ABSTRACT

Johanne Luise Heiberg (1812-90) was the most famous Danish actress of the nineteenth century. Her talent was generally recognized to be of the highest international standard, equal to the best of what could be seen on the stages of Paris, Berlin, and Vienna. Between 1826 and 1864, she played more than 250 different characters, most of which were leading roles. She was married to the leading theater man of the time, the polymath Johan Ludvig Heiberg (1791-1860), who was one of the most important cultural figures in Copenhagen during the period from the 1820s to the 1840s.

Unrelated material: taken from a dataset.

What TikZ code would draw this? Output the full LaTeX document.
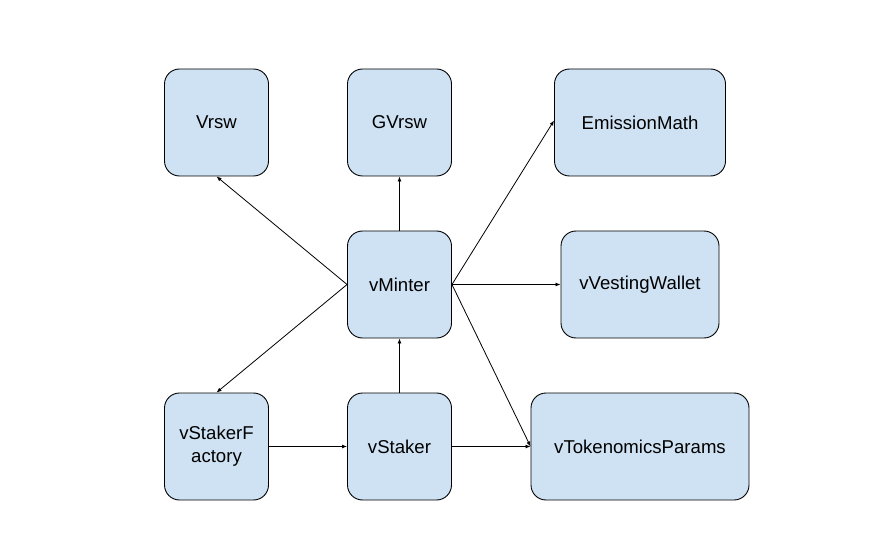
\documentclass[tikz,border=0pt]{standalone}
\usepackage{fontspec}
\setmainfont{Liberation Sans}
\usetikzlibrary{arrows.meta}
\definecolor{boxfill}{HTML}{CFE2F3}
\begin{document}
\begin{tikzpicture}[x=1pt,y=-1pt,
  box/.style={draw=black, fill=boxfill, line width=0.9pt, rounded corners=15pt,
    minimum height=107pt, align=center, inner sep=0pt,
    font=\fontsize{18.6}{23}\selectfont},
  conn/.style={line width=0.8pt, -{Latex[length=5pt,width=4pt]}}]
\useasboundingbox (0,0) rectangle (884,556);
\node[box, minimum width=104pt] (vrsw) at (216.5,122.5) {Vrsw};
\node[box, minimum width=104pt] (gvrsw) at (399.5,122.5) {GVrsw};
\node[box, minimum width=171pt] (emis) at (640,122.5) {EmissionMath};
\node[box, minimum width=104pt] (minter) at (399.5,284.5) {vMinter};
\node[box, minimum width=158pt] (vest) at (640,284.5) {vVestingWallet};
\node[box, minimum width=104pt] (fact) at (216.5,446.5) {vStakerF\\actory};
\node[box, minimum width=104pt] (staker) at (399.5,446.5) {vStaker};
\node[box, minimum width=218pt] (tok) at (640,446.5) {vTokenomicsParams};
\draw[conn] (minter.west) -- (vrsw.south);
\draw[conn] (minter.west) -- (fact.north);
\draw[conn] (minter.north) -- (gvrsw.south);
\draw[conn] (minter.east) -- ([yshift=2pt]emis.west);
\draw[conn] (minter.east) -- (vest.west);
\draw[conn] (minter.east) -- (tok.west);
\draw[conn] (fact.east) -- (staker.west);
\draw[conn] (staker.east) -- (tok.west);
\draw[conn] (staker.north) -- (minter.south);
\end{tikzpicture}
\end{document}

However, Johanne Luise Heiberg, or Fru Heiberg as she was known to her contemporaries, is well-known not only for her career in the Danish Royal Theater, but also for her four-volume autobiography, A Life Relived in Memories, which, since its publication in 1891-92, has been one of the most discussed works in Danish literature.1 This book has been particularly important due to the extraordinary tableau it presents of the people and events of the Danish Golden Age. Thus, it is no exaggeration to say that, thanks both to her qualities as an actress and, it must be admitted, to her social position as Johan Ludvig Heiberg’s wife, Johanne Luise Heiberg was a central cultural figure of her time, who had a profound impact on her contemporaries in many different ways.